Alot has been already written about the incident at Jawaharlal Nehru University (JNU) in Delhi and the arrest of Kanhaiya Kumar after that. Each account of the incident points out that Kanaiya Kumar and JNU student’s union had nothing to do with protest about the Afzal Guru. Kumar is still attending a trial for sedition crime which he didn’t even commit.

On June 11, 1990, the Supreme Court of the United States made flag desecration legal in the country. All laws criminalizing flag burning were declared unconstitutional. Protecting the flag was ruled as the violation of first amendment, the right which gives unrestricted freedom of speech to the United States’ citizen. The attempts to reverse the Supreme Court’s judgement have failed since then.

For a nation which openly sports flags in schools, houses and universities, the judgement definitely came as a shock. The path chosen by the Supreme Court was clear. It wanted to uphold individual rights over the symbols which were formed few decades or centuries ago to represent particular idea of nation.

Coming back to India, Infamous section 124A of the IPC is nothing but the antithesis of US Supreme Court’s judgement.  It has been also criticized by so many Indian politicians that it is a surprise that how this law is still there in the world’s largest democracy. The list includes Jawaharlal Nehru, who called it ‘highly objectionable’ and M.K. Gandhi called it ‘prince among political sections in India’. Former Law Minister VeerappaMoily demanded review of the sedition clauses in the IPC by the Law Commission of India.

National statistics of sedition cases have different story to tell.

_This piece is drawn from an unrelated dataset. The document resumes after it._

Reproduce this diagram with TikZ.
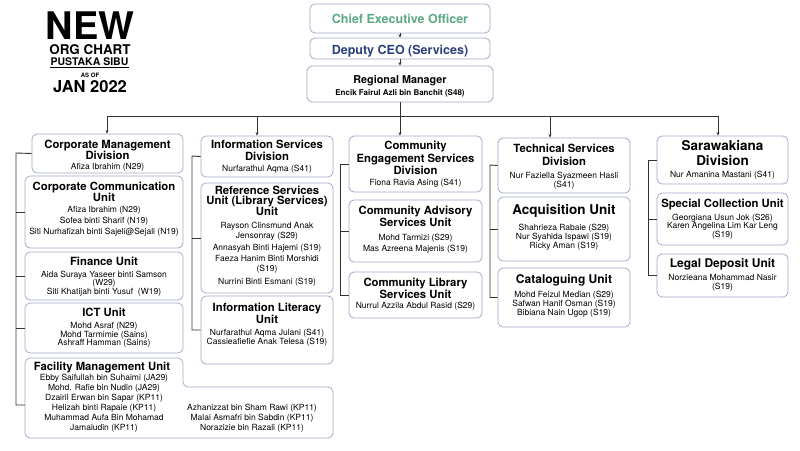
\documentclass[tikz,border=0pt]{standalone}
\usepackage{fontspec}
\setmainfont{TeX Gyre Heros}
\usetikzlibrary{arrows.meta,calc}
\definecolor{bx}{HTML}{A3ACCB}
\definecolor{ln}{HTML}{333333}
\definecolor{ceog}{HTML}{5DA888}
\definecolor{depb}{HTML}{2B3F7B}
\tikzset{
  ubox/.style={draw=bx, line width=0.8pt, rounded corners=5pt, fill=white},
  ttl/.style={font=\fontsize{11.3}{11.3}\selectfont\bfseries, anchor=base, inner sep=0pt},
  nm/.style={font=\fontsize{8.5}{8.5}\selectfont, anchor=base, inner sep=0pt},
  con/.style={draw=ln, line width=0.9pt},
  arr/.style={con, -{Stealth[length=3.5pt,width=3pt]}},
  hd/.style={anchor=base, inner sep=0pt},
}
\newcommand\bx[5]{\node[ubox, minimum width={#4-#2}, minimum height={#5-#3}, inner sep=0pt] (#1) at ({(#2+#4)/2},{(#3+#5)/2}) {};}
\newcommand\tl[4]{\foreach \yy/\tx [count=\i] in {#4} {\node[#3] (#1-\i) at (#2,\yy) {\tx};}}
\begin{document}
\begin{tikzpicture}[x=1pt,y=-1pt]
\useasboundingbox[fill=white] (0,0) rectangle (800,450);
% title block
\node[hd, font=\fontsize{38}{38}\selectfont\bfseries] (tnew) at (90,39) {NEW};
\node[hd, font=\fontsize{13.4}{13.4}\selectfont\bfseries] (torg) at (90,54) {ORG CHART};
\node[hd, font=\fontsize{10.5}{10.5}\selectfont\bfseries] (tpus) at (89.5,65.5) {PUSTAKA SIBU};
\draw[line width=0.8pt] ([yshift=-1.8pt]tpus.south west) -- ([yshift=-1.8pt]tpus.south east);
\node[hd, font=\fontsize{6}{6}\selectfont\bfseries] (tasof) at (90,77) {AS OF};
\node[hd, font=\fontsize{16.5}{16.5}\selectfont\bfseries] (tjan) at (90,92) {JAN 2022};
% top
\bx{ceo}{310}{4}{490}{33}
\node[hd, font=\fontsize{12.5}{12.5}\selectfont\bfseries, text=ceog] (ceot) at (400,23) {Chief Executive Officer};
\bx{dep}{310}{38}{490}{59}
\node[hd, font=\fontsize{12.5}{12.5}\selectfont\bfseries, text=depb] (dept) at (400,54) {Deputy CEO (Services)};
\bx{rm}{307}{66}{493}{102}
\node[hd, font=\fontsize{10.8}{10.8}\selectfont\bfseries] (rmt) at (400,83) {Regional Manager};
\node[hd, font=\fontsize{8}{8}\selectfont\bfseries] (rmn) at (400,95) {Encik Fairul Azli bin Banchit (S48)};
\draw[arr] (ceo.south) -- (dep.north);
\draw[arr] (dep.south) -- (rm.north);
% column boxes
\bx{cm}{32}{134}{183}{173}
\bx{cc}{25}{176}{183}{248}
\bx{fin}{25}{252}{183}{300}
\bx{ict}{25}{303}{183}{353}
\draw[ubox] (25,358) -- (183,358) -- (183,387) -- (333,387) -- (333,438) -- (25,438) -- cycle;
\coordinate (facw) at (25,405);
\bx{info}{201}{136}{333}{177}
\bx{ref}{201}{183}{333}{293}
\bx{lit}{201}{296}{333}{364}
\bx{ce}{349}{136}{482}{192}
\bx{ca}{349}{200}{482}{262}
\bx{cl}{349}{272}{482}{318}
\bx{ts}{498}{138}{630}{193}
\bx{acq}{498}{197}{630}{261}
\bx{cat}{498}{268}{630}{327}
\bx{sd}{657}{136}{788}{184}
\bx{sc}{657}{193}{788}{245}
\bx{ld}{657}{254}{788}{297}
% connectors
\coordinate (d1) at (107,116);
\coordinate (d2) at (257,116);
\coordinate (d3) at (400,116);
\coordinate (d4) at (550,116);
\coordinate (d5) at (718,116);
\draw[con] (d1) -- (d5);
\draw[arr] (rm.south) -- (rm.south |- ce.north);
\draw[arr] (d1) -- (d1 |- cm.north);
\draw[arr] (d2) -- (d2 |- info.north);
\draw[arr] (d4) -- (d4 |- ts.north);
\draw[arr] (d5) -- (d5 |- sd.north);
\coordinate (k1) at (16,153);
\draw[con] (cm.west) -- (k1) |- (facw);
\foreach \b in {cc,fin,ict} \draw[con] (\b.west) -- (\b.west -| k1);
\coordinate (k2) at (192,156);
\draw[con] (info.west) -- (k2) |- (lit.west);
\draw[con] (ref.west) -- (ref.west -| k2);
\coordinate (k3) at (340,164);
\draw[con] (ce.west) -- (k3) |- (cl.west);
\draw[con] (ca.west) -- (ca.west -| k3);
\coordinate (k4) at (490,165);
\draw[con] (ts.west) -- (k4) |- (cat.west);
\draw[con] (acq.west) -- (acq.west -| k4);
\coordinate (k5) at (648,160);
\draw[con] (sd.west) -- (k5) |- (ld.west);
\draw[con] (sc.west) -- (sc.west -| k5);
% texts column 1
\tl{cmt}{107.5}{ttl}{148/Corporate Management, 159/Division}
\tl{cmn}{107.5}{nm}{169/Afiza Ibrahim (N29)}
\tl{cct}{104}{ttl}{190/Corporate Communication, 201/Unit}
\tl{ccn}{104}{nm}{212/Afiza Ibrahim (N29), 223/Sofea binti Sharif (N19), 234/Siti Nurhafizah binti Sajeli@Sejali (N19)}
\tl{fint}{104}{ttl}{265/Finance Unit}
\tl{finn}{104}{nm}{277/Aida Suraya Yaseer binti Samson, 285/(W29), 294/Siti Khatijah binti Yusuf~ (W19)}
\tl{ictt}{104}{ttl}{316/ICT Unit}
\tl{ictn}{104}{nm}{328/Mohd Asraf (N29), 337/Mohd Tarmimie (Sains), 345/Ashraff Hamman (Sains)}
\tl{fact}{102}{ttl}{370/Facility Management Unit}
\tl{facn}{104}{nm}{380/Ebby Saifullah bin Suhaimi (JA29), 390/Mohd. Rafie bin Nudin (JA29), 400/Dzairil Erwan bin Sapar (KP11), 410/Helizah binti Rapaie (KP11), 420/Muhammad Aufa Bin Mohamad, 430/Jamaludin (KP11)}
\tl{facr}{252}{nm}{410/Azhanizzat bin Sham Rawi (KP11), 420/Malai Asmafri bin Sabdin (KP11), 430/Norazizie bin Razali (KP11)}
% column 2
\tl{inft}{267}{ttl}{148/Information Services, 160/Division}
\tl{infn}{267}{nm}{171/Nurfarathul Aqma (S41)}
\tl{reft}{267}{ttl}{194/Reference Services, 204.5/Unit (Library Services), 215/Unit}
\tl{refn}{267}{nm}{228/Rayson Clinsmund Anak, 238/Jensonray (S29), 250/Annasyah Binti Hajemi (S19), 261/Faeza Hanim Binti Morshidi, 271/(S19), 284/Nurrini Binti Esmani (S19)}
\tl{litt}{267}{ttl}{311/Information Literacy, 323/Unit}
\tl{litn}{267}{nm}{335/Nurfarathul Aqma Julani (S41), 344/Cassieafiefie Anak Telesa (S19)}
% column 3
\tl{cet}{415.5}{ttl}{149/Community, 162/Engagement Services, 174/Division}
\tl{cen}{415.5}{nm}{185/Fiona Ravia Asing (S41)}
\tl{cat3}{415.5}{ttl}{214/Community Advisory, 226/Services Unit}
\tl{can}{415.5}{nm}{240/Mohd Tarmizi (S29), 251/Mas Azreena Majenis (S19)}
\tl{clt}{415.5}{ttl}{286/Community Library, 298/Services Unit}
\tl{cln}{415.5}{nm}{308/Nurrul Azzila Abdul Rasid (S29)}
% column 4
\tl{tst}{564}{ttl}{152/Technical Services, 165/Division}
\tl{tsn}{564}{nm}{178/Nur Faziella Syazmeen Hasli, 187/(S41)}
\tl{acqt}{564}{ttl,font=\fontsize{13.5}{13.5}\selectfont\bfseries}{214/Acquisition Unit}
\tl{acqn}{564}{nm}{230/Shahrieza Rabaie (S29), 239/Nur Syahida Ispawi (S19), 248/Ricky Aman (S19)}
\tl{catt}{564}{ttl,font=\fontsize{12}{12}\selectfont\bfseries}{283/Cataloguing Unit}
\tl{catn}{564}{nm}{297/Mohd Feizul Median (S29), 306/Safwan Hanif Osman (S19), 315/Bibiana Nain Ugop (S19)}
% column 5
\tl{sdt}{722.5}{ttl,font=\fontsize{13.5}{13.5}\selectfont\bfseries}{150/Sarawakiana, 165/Division}
\tl{sdn}{722.5}{nm}{177/Nur Amanina Mastani (S41)}
\tl{sct}{722.5}{ttl}{207/Special Collection Unit}
\tl{scn}{722.5}{nm}{220/Georgiana Usun Jok (S26), 228/Karen Angelina Lim Kar Leng, 237/(S19)}
\tl{ldt}{722.5}{ttl,font=\fontsize{12}{12}\selectfont\bfseries}{267/Legal Deposit Unit}
\tl{ldn}{722.5}{nm}{280/Norzieana Mohammad Nasir, 289/(S19)}
\end{tikzpicture}
\end{document}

The militant hit state of Jammu and Kashmir doesn’t have any single case of sedition in year 2014, National Crime Records Bureau reports. It is surprising that police have chosen not to enforce sedition law for a state which has long history of anti-India slogans and armed uprising. Then what makes alleged slogans raised in Delhi more criminal than those in the state of Jammu and Kashmir? The BJP was happily sharing power in the same state with PDP, the party which has open links with separatists. It also explains that sedition law cannot even be implemented on large scale.

In the age of globalization, where we talk about the world turning into a global village how these symbols and concept of 19th century nation state is going to survive? One should understand a nation-state is an idea after all. It means there is enough scope for everybody to disagree with it or come up with their own version of the same. If we allow anybody to disagree with basic scientific facts such as gravity or even evolution, then arresting students shouting slogans for sedition and criminal conspiracy sounds ridiculous.

More such incidents may occur if Indians in general and courts in particular do not uphold the individual rights over archaic colonial laws. Instead of that, the government has responded to this with ‘flag’ project across central universities, each of which is expected to cost around 40 lakhs. Arrest of JNU student union president Kanhaiya Kumar has caused national outrage.